Another set of developers codes only for Web-based apps. Those developers don't care which OS users are running, just which browser.

The point of all this is, with the exception of Windows, developers are quite clear on what they're coding for. With Windows, though, developers haven't been really sure what makes for a stable foundation.

Then came Windows 10

Windows 10 solves many of these problems from a technical perspective -- as well as from a market penetration perspective. Windows 10 introduced a free upgrade, very much like Android, iOS, and OS X. Had Microsoft not decided to add the little weasel words of "only for a year," Windows 10 would be considered the absolute go-to environment for Windows developers to base their code.

There were probably a few thousand committee meetings inside Microsoft, and the compromise finally agreed upon was the one-year limit. On one hand, some folks theorized that putting a time limit in place would encourage people to upgrade before the deadline while others most likely wanted to keep their options open for future licensing policies.

Clearly, from a developer perspective, moving users to the more modern OS is critically important. But there's another key factor in play as well: security. All of those Windows XP users still out there, the die hards who won't upgrade, are at incredible risk. Those of us using Windows 7 gained some security advantages over XP, but each successive Windows release incorporates the security learnings that Microsoft has worked hard to develop.

There's a hacking war out there and given that Microsoft still is the market share leader in desktop OS, it's heavily targeted by hackers. But the more modern OS implementations are much more secure, so it's very much in both the users' interest and in Microsoft's to get users moved to the more modern environments.

Is there a market for upgrades?

All of this brings us back to Ed's question, What happens to those free Windows 10 upgrades after July 29, 2016? His contention is that -- one way or another -- free upgrades will continue. That might be free upgrades to Windows 10, or free upgrades to a dot-release successor. I agree with his assessment.

This, of course, differs when you're talking about enterprise licensing. Microsoft offers many different options that range from volume licensing to licensing to IoT devices, to VSA and Software Assurance licensing. You can read Microsoft's volume licensing guidelines here. The thing to keep in mind about enterprise licensing is that it always includes an additional layer of client service and support that large volume customers are often willing to pay for.

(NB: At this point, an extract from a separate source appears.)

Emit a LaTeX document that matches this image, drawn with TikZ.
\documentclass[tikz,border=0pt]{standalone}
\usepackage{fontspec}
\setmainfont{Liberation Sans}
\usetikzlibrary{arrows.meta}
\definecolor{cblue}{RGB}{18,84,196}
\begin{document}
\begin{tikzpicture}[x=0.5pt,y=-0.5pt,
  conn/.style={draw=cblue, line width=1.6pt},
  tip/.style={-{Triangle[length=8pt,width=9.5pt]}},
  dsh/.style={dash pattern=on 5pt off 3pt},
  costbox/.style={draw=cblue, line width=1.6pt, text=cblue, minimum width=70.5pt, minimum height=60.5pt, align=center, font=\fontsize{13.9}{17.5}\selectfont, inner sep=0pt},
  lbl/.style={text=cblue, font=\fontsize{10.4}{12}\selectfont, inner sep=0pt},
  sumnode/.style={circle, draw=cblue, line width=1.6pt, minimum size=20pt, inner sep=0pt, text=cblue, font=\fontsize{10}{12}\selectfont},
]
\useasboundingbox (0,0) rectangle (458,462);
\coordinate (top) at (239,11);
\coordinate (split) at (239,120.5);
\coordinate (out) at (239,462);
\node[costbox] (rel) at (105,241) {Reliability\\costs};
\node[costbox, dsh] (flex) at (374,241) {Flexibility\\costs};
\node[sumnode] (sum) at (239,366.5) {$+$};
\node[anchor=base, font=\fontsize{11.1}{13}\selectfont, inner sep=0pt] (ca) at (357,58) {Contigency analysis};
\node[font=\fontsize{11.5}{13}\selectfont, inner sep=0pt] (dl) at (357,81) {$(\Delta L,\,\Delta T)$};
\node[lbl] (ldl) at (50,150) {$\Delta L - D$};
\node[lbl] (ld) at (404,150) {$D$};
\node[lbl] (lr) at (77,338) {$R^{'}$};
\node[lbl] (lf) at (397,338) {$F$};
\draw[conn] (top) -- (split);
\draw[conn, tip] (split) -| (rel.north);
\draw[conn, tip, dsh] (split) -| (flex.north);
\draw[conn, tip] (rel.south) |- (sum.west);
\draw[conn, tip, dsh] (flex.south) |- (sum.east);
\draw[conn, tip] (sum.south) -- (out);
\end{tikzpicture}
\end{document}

There is no longer a market for paid-for upgrades for an OS. In fact, not only is there no longer a market, it's actually bad business for the OS vendors to increase the upgrade friction by charging for upgrades. It's far more advantageous for Microsoft to be competitive with the other OSs, which offer free upgrades, to have a predictable, homogeneous platform for developers, and be able to roll out the latest security innovations as broadly as possible.

The revenue Microsoft will realize from having a stable, secure platform in as many users' hands as possible vastly exceeds any losses they might incur from not selling some incremental OS upgrades.

That's not to say Microsoft won't make a stupid or boneheaded decision. Lord knows, they've done that often enough. But strategically, it's certainly not in the company's best interest to charge for Windows 10 upgrades. And, fortunately, we've seen Microsoft tend towards smart decision-making of late.

Expect to see all OS upgrades remain free. It's now what needs to be done to ensure developer loyalty along with stability and security.